Sky Larkin are new to the scene, signing to Witchita (which handles Conor Oberst, Broken Social Scene and Bloc Party, among others) earlier this year. I first met them in New York when our bands shared a bill at Pianos. It was their first time in New York and they had officially signed to Wichita a week prior. Almost immediately following the signing, they flew to New York for two shows and a video shoot.
Classifying them as brit-rock would be easy. It’s all there; jangly guitars, groovy, nearly danceable back beats and, um, their being a bunch Brits playing rock n’ roll. But then they dip into some Pavement-inspired dissonance, throw some delicate vocals over abrasive, ever-evolving guitar lines and use the bass and drums beat the hell out of the middle ground. And it all sounds so pretty. They’re the type of songs that make a walk to work an epic journey, or an ordinary dusk a romanticized cityscape. Listen to Sky Larkin and weave in and out of people on the sidewalk. It is a lot of fun.

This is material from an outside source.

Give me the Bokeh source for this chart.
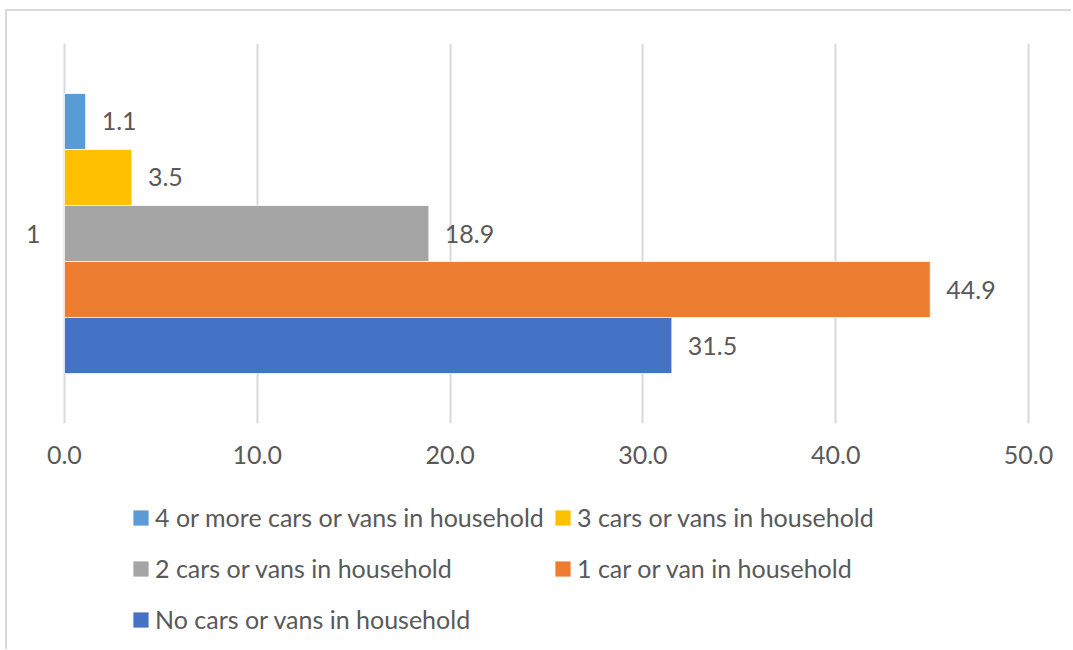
from bokeh.plotting import figure
from bokeh.layouts import column
from bokeh.models import (ColumnDataSource, FactorRange, Range1d, Legend, LegendItem,
                          FixedTicker, NumeralTickFormatter)
from bokeh.transform import dodge
from bokeh.core.properties import value
from bokeh.embed import file_html
from bokeh.resources import INLINE

categories = ["1"]
series = ["4 or more cars or vans in household", "3 cars or vans in household",
          "2 cars or vans in household", "1 car or van in household",
          "No cars or vans in household"]
values = [1.1, 3.5, 18.9, 44.9, 31.5]
colors = ["#5B9BD5", "#FFC000", "#A5A5A5", "#ED7D31", "#4472C4"]
x_ticks = [0, 10, 20, 30, 40, 50]

FONT = "Lato"
TXT = "#595959"
FS = "25px"
W = 1064
H1 = 472
H2 = 166

p = figure(width=W, height=H1, y_range=FactorRange(*categories),
           x_range=Range1d(-0.1, 50.1), output_backend="svg", toolbar_location=None,
           min_border_left=55, min_border_right=41, min_border_top=32,
           min_border_bottom=60)
p.outline_line_color = None

# legend-only figure below the chart
q = figure(width=W, height=H2, y_range=FactorRange(*categories),
           x_range=Range1d(-0.1, 50.1), output_backend="svg", toolbar_location=None,
           x_axis_location=None, y_axis_location=None,
           min_border_left=0, min_border_right=0, min_border_top=0, min_border_bottom=0)
q.outline_line_color = None
q.xgrid.visible = False
q.ygrid.visible = False

bar_h = 0.1474
legend_renderers = []
for i, (name, v, c) in enumerate(zip(series, values, colors)):
    off = (2 - i) * bar_h
    src = ColumnDataSource(dict(cat=categories, val=[v], lab=[f"{v:.1f}"]))
    p.hbar(y=dodge("cat", off, range=p.y_range), right="val", left=0, height=bar_h,
           source=src, fill_color=c, line_color="white", line_width=0.75)
    p.text(x="val", y=dodge("cat", off, range=p.y_range), text="lab", source=src,
           x_offset=16, text_baseline="middle", text_align="left",
           text_font=value(FONT), text_font_size=FS, text_color=TXT)
    lr = q.hbar(y=dodge("cat", off, range=q.y_range), right="val", left=0, height=bar_h,
                source=src, fill_color=c, line_color=None, visible=False)
    legend_renderers.append(lr)

p.xgrid.grid_line_color = "#d9d9d9"
p.xgrid.grid_line_width = 2
p.ygrid.grid_line_color = None

p.xaxis.ticker = FixedTicker(ticks=x_ticks)
p.xaxis.formatter = NumeralTickFormatter(format="0.0")
for ax in (p.xaxis, p.yaxis):
    ax.axis_line_color = None
    ax.major_tick_line_color = None
    ax.minor_tick_line_color = None
    ax.major_label_text_font = FONT
    ax.major_label_text_font_size = FS
    ax.major_label_text_color = TXT
p.xaxis.major_label_standoff = 16
p.yaxis.major_label_standoff = 16

LH, SP = 32, 19

def mk_legend(idx, x_left, top_from_top):
    n = len(idx)
    h = n * LH + (n - 1) * SP
    lg = Legend(items=[LegendItem(label=series[i], renderers=[legend_renderers[i]]) for i in idx],
                location=(x_left, H2 - top_from_top - h), orientation="vertical",
                padding=0, margin=0, border_line_color=None, background_fill_alpha=0,
                glyph_width=19, glyph_height=19, label_standoff=5,
                label_height=LH, spacing=SP,
                label_text_font=FONT, label_text_font_size=FS, label_text_color=TXT)
    q.add_layout(lg, "center")

mk_legend([0, 2, 4], 69, 18)
mk_legend([1, 3], 491, 18)

layout = column(p, q, spacing=0)
layout.styles = {"border-top": "2px solid #d9d9d9", "border-left": "2px solid #d9d9d9",
                 "margin-left": "5px", "margin-top": "9px"}

open("out.html", "w").write(file_html(layout, INLINE))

They just returned from a three week European tour with Conor Oberst, and are embarking on another lengthy tour with friends Los Campesinos. In between all that craziness, lead singer/head-songwriter Katie Harkin found time to answer a few questions, via e-mail, about getting signed to Witchita, recording their album and getting fed by Conor Oberst’s crew. And below, way below, find some mp3s and the video for “Fossil, I,” shot in Brooklyn.
So, typical background questions: How long have you been a band/how did you meet?
We’ve been a fully fledged band for about 18 months. I started writing songs that would end up becoming Sky Larkin when I went to London to study but it was only when we all moved back to Leeds that things really got going.
You told me a little about recording your new album, somewhere in Seattle – how did you get hooked up with the studio? Was your label involved? Was there any pressure to record a certain type of album?
Wichita asked us what we wanted to do, and we wanted to work with John Goodmanson because we loved the sound of some of the music he had produced (Death Cab, Sleater Kinney, Blood Brothers, Bikini Kill). We had no pressure to record a certain type of anything! Wichita are a very artist-friendly label and they were interested to see what kind of noise we’d make together.
How did you become involved with Witchita? From what you told me, it sounded like a fairy tale story – is your experience at all typical for European bands? Is the label system there as fucked as it is here?
Well we only have our experience to reference, but out of the labels we spoke to, it seemed like no-one does it quite like Wichita! There are amazing labels out there so don’t lose heart!